# Instructions for the task
Starting from the top of the material, restate each line exactly until the line that contains "(trial) at (7476,110)", which is also copied. Pictures are excluded.

# Collected material
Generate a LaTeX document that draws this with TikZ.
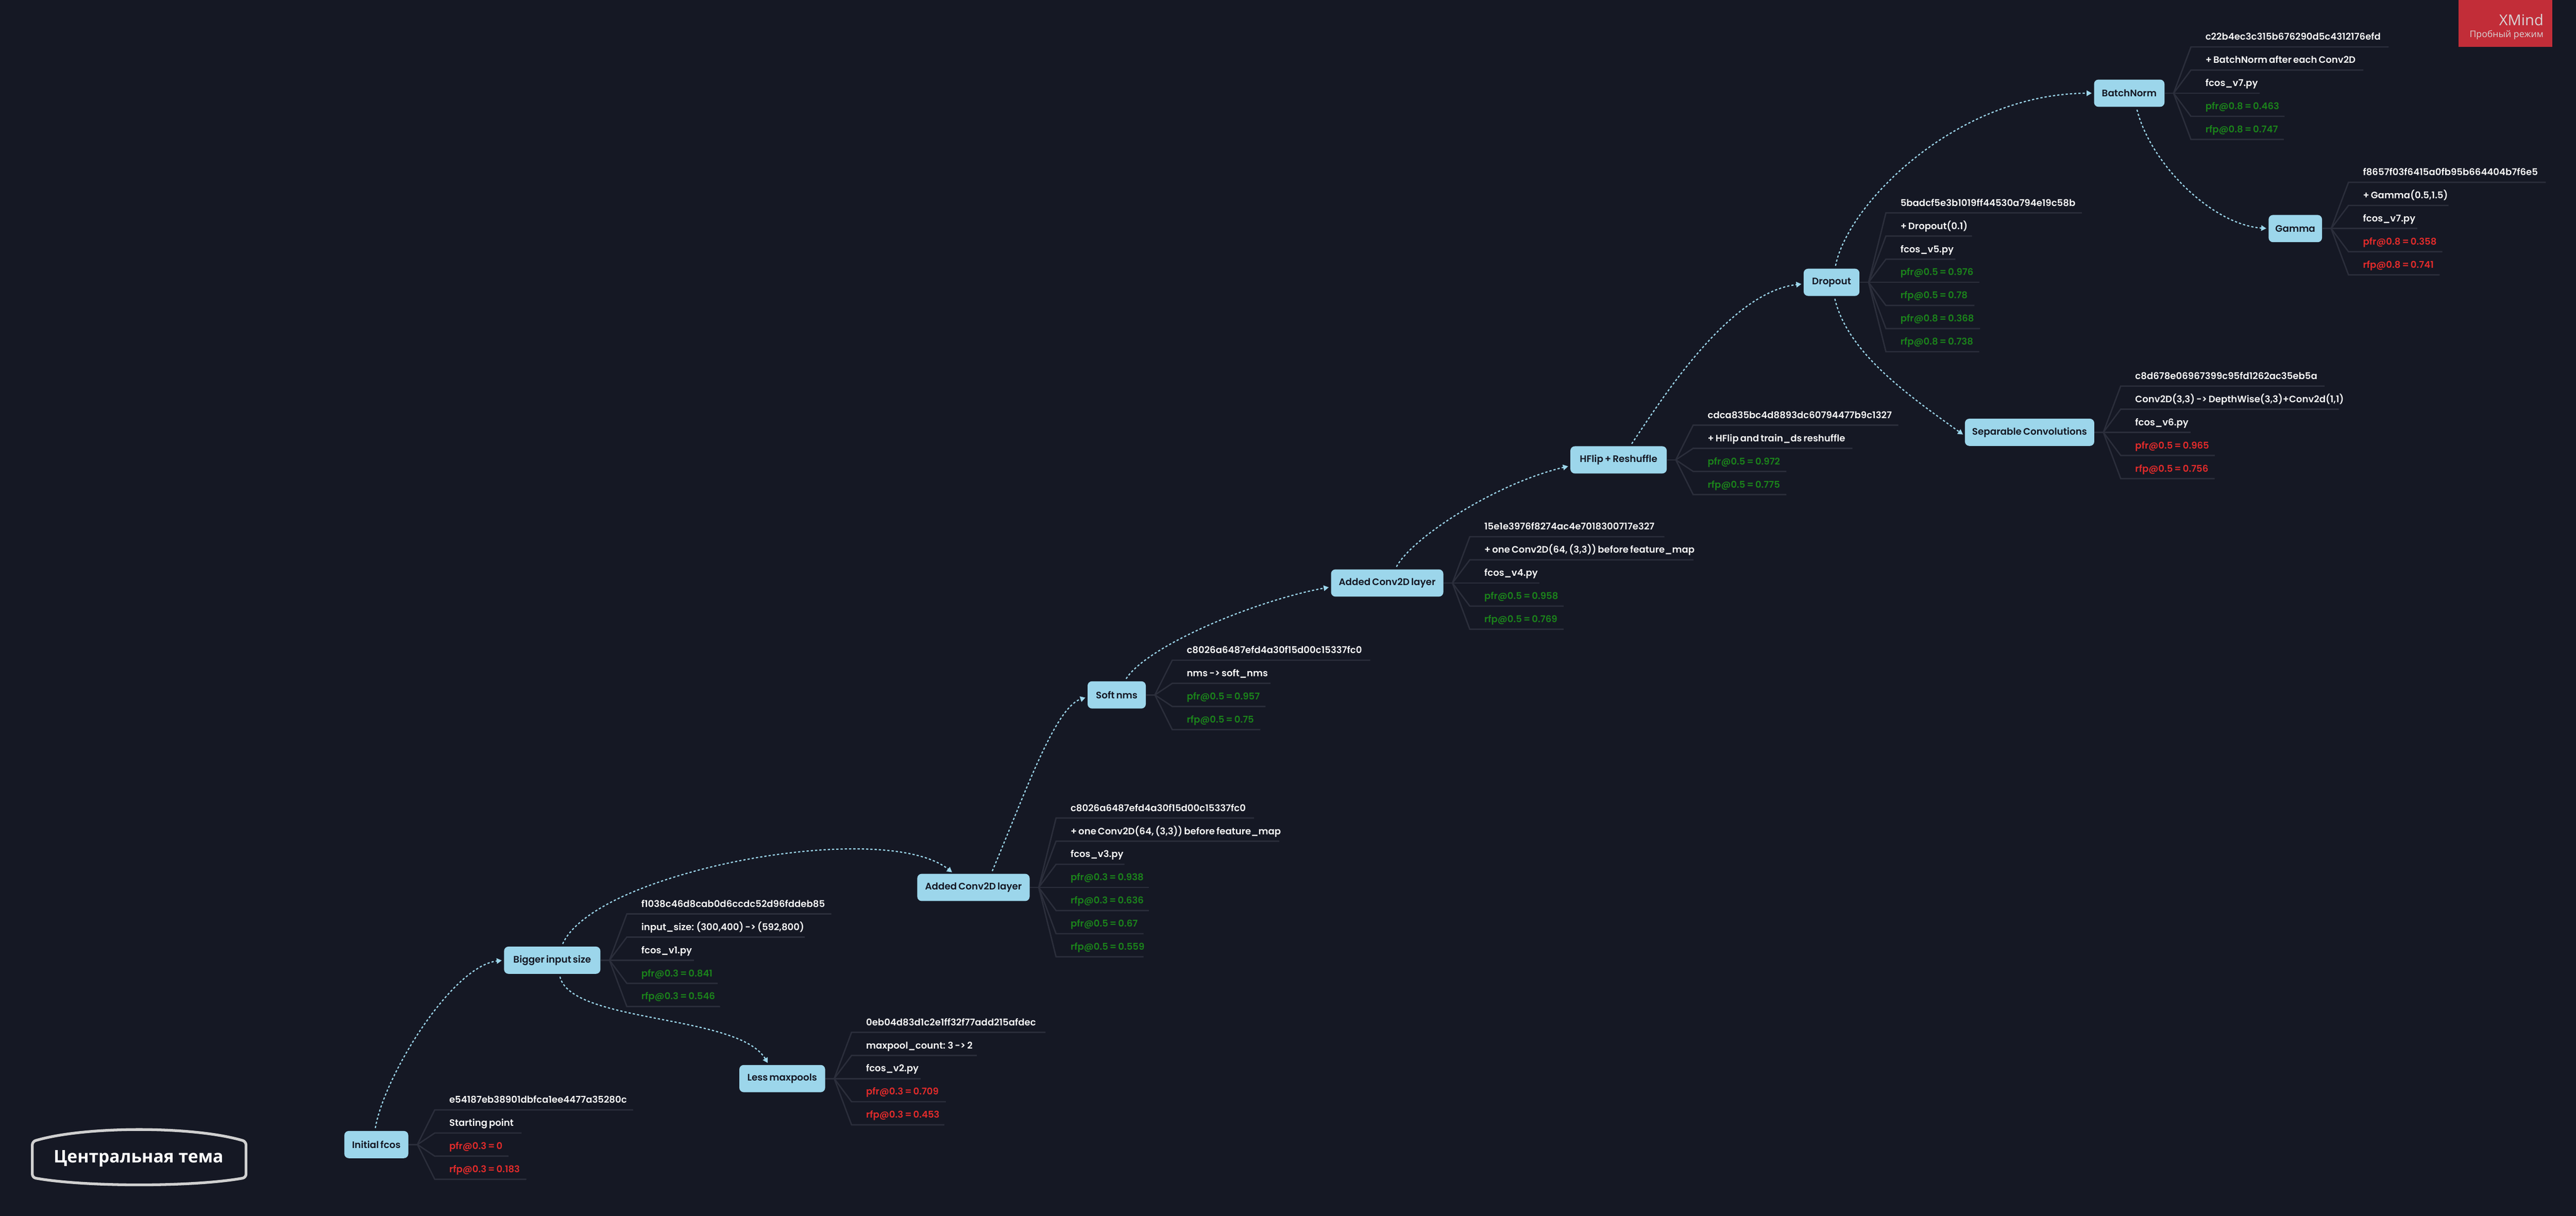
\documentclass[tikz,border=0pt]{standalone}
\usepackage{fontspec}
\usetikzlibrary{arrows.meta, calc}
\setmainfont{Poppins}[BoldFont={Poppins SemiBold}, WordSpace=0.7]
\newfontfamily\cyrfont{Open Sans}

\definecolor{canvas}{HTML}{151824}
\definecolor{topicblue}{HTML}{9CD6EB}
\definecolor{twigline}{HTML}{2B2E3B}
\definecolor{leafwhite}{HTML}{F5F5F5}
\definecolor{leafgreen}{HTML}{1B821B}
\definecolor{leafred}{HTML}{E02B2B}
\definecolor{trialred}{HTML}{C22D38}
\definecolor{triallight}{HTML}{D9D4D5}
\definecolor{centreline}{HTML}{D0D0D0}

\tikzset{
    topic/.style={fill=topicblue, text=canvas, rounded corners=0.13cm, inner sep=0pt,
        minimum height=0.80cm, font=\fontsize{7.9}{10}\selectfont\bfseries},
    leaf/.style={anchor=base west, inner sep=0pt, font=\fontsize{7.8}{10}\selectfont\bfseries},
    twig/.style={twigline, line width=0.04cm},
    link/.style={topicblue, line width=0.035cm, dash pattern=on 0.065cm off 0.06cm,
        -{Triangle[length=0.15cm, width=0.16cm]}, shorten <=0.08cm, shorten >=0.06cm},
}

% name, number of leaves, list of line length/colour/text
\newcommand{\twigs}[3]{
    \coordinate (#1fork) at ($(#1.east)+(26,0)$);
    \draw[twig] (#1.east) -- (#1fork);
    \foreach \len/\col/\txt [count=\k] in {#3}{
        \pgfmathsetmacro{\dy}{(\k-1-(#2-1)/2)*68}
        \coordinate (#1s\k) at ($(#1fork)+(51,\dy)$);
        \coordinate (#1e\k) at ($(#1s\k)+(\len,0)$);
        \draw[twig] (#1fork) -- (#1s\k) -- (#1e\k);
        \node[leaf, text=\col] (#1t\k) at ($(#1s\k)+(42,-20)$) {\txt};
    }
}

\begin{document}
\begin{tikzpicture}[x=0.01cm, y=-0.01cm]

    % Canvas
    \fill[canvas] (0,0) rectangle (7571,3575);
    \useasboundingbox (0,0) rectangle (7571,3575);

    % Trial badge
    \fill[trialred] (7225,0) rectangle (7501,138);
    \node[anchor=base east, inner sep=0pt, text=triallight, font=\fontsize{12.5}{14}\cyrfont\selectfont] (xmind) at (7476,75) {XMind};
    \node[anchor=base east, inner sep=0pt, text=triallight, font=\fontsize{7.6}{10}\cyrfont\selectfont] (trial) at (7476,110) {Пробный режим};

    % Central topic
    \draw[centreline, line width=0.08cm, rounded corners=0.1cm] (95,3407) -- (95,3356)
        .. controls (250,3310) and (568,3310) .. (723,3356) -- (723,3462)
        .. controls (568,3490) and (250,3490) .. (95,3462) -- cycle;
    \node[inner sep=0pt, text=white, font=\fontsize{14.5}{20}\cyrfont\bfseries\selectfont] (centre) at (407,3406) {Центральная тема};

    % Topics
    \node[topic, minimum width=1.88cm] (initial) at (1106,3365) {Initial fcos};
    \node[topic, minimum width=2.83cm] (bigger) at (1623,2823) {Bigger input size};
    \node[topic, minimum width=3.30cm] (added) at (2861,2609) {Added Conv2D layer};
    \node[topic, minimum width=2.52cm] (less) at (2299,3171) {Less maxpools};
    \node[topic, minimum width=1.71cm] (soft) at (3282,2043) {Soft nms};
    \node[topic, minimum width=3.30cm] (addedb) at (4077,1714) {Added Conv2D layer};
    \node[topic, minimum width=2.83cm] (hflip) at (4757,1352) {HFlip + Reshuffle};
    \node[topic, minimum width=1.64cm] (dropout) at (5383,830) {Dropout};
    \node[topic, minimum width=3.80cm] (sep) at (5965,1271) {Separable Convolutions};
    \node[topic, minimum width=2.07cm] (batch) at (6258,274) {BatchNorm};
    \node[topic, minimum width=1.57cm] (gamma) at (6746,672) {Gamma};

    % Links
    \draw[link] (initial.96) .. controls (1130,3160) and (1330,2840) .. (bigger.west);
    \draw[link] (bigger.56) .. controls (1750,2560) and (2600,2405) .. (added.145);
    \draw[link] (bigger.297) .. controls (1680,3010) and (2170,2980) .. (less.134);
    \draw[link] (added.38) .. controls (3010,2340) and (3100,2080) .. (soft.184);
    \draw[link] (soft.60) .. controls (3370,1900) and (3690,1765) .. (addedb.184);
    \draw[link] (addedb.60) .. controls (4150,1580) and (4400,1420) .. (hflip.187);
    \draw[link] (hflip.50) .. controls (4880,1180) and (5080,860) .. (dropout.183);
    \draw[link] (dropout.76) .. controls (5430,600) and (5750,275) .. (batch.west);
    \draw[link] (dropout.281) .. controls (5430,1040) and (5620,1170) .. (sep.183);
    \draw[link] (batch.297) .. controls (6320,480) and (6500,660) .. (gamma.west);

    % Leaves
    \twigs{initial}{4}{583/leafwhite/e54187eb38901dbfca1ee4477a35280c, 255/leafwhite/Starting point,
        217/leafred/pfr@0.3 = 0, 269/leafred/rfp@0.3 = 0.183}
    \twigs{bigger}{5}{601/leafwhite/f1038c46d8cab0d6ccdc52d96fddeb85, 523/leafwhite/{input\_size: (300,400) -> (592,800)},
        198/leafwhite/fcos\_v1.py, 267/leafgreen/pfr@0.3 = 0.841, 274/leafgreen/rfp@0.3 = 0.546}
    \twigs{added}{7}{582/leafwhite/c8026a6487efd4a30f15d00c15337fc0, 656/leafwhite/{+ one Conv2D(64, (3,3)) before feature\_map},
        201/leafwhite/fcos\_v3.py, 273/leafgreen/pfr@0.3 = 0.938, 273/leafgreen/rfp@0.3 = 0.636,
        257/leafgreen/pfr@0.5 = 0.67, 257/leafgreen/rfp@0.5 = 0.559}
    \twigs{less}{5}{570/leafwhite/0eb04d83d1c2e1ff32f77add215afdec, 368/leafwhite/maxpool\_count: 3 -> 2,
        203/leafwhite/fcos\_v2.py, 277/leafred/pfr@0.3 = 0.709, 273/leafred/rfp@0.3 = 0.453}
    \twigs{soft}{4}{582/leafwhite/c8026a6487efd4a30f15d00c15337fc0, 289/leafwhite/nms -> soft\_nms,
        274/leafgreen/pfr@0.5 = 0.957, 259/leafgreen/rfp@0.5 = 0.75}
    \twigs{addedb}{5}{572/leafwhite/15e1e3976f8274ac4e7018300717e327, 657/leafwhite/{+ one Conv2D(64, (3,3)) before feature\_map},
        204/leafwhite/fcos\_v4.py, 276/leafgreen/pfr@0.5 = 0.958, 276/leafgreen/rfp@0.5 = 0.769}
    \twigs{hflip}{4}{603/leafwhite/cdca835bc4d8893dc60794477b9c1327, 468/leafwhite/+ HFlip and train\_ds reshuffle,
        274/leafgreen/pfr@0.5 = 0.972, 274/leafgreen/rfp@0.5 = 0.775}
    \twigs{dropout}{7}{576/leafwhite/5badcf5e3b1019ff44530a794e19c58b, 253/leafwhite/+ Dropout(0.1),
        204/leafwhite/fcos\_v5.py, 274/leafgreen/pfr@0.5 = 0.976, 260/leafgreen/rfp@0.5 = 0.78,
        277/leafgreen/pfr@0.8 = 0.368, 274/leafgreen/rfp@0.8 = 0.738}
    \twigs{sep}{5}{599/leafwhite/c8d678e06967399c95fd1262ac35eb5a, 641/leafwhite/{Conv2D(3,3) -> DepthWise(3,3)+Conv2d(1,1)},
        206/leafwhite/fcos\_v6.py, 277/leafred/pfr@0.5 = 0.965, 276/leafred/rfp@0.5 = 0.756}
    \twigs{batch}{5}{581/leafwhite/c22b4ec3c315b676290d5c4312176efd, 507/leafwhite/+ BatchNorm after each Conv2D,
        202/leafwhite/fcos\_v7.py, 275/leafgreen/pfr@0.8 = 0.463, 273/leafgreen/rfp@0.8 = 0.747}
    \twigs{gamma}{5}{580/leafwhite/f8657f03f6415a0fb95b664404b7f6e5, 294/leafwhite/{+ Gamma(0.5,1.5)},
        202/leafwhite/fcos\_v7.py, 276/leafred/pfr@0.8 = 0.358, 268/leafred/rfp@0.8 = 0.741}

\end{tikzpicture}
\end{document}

# Exercise answer
Generate a LaTeX document that draws this with TikZ.
\documentclass[tikz,border=0pt]{standalone}
\usepackage{fontspec}
\usetikzlibrary{arrows.meta, calc}
\setmainfont{Poppins}[BoldFont={Poppins SemiBold}, WordSpace=0.7]
\newfontfamily\cyrfont{Open Sans}

\definecolor{canvas}{HTML}{151824}
\definecolor{topicblue}{HTML}{9CD6EB}
\definecolor{twigline}{HTML}{2B2E3B}
\definecolor{leafwhite}{HTML}{F5F5F5}
\definecolor{leafgreen}{HTML}{1B821B}
\definecolor{leafred}{HTML}{E02B2B}
\definecolor{trialred}{HTML}{C22D38}
\definecolor{triallight}{HTML}{D9D4D5}
\definecolor{centreline}{HTML}{D0D0D0}

\tikzset{
    topic/.style={fill=topicblue, text=canvas, rounded corners=0.13cm, inner sep=0pt,
        minimum height=0.80cm, font=\fontsize{7.9}{10}\selectfont\bfseries},
    leaf/.style={anchor=base west, inner sep=0pt, font=\fontsize{7.8}{10}\selectfont\bfseries},
    twig/.style={twigline, line width=0.04cm},
    link/.style={topicblue, line width=0.035cm, dash pattern=on 0.065cm off 0.06cm,
        -{Triangle[length=0.15cm, width=0.16cm]}, shorten <=0.08cm, shorten >=0.06cm},
}

% name, number of leaves, list of line length/colour/text
\newcommand{\twigs}[3]{
    \coordinate (#1fork) at ($(#1.east)+(26,0)$);
    \draw[twig] (#1.east) -- (#1fork);
    \foreach \len/\col/\txt [count=\k] in {#3}{
        \pgfmathsetmacro{\dy}{(\k-1-(#2-1)/2)*68}
        \coordinate (#1s\k) at ($(#1fork)+(51,\dy)$);
        \coordinate (#1e\k) at ($(#1s\k)+(\len,0)$);
        \draw[twig] (#1fork) -- (#1s\k) -- (#1e\k);
        \node[leaf, text=\col] (#1t\k) at ($(#1s\k)+(42,-20)$) {\txt};
    }
}

\begin{document}
\begin{tikzpicture}[x=0.01cm, y=-0.01cm]

    % Canvas
    \fill[canvas] (0,0) rectangle (7571,3575);
    \useasboundingbox (0,0) rectangle (7571,3575);

    % Trial badge
    \fill[trialred] (7225,0) rectangle (7501,138);
    \node[anchor=base east, inner sep=0pt, text=triallight, font=\fontsize{12.5}{14}\cyrfont\selectfont] (xmind) at (7476,75) {XMind};
    \node[anchor=base east, inner sep=0pt, text=triallight, font=\fontsize{7.6}{10}\cyrfont\selectfont] (trial) at (7476,110) {Пробный режим};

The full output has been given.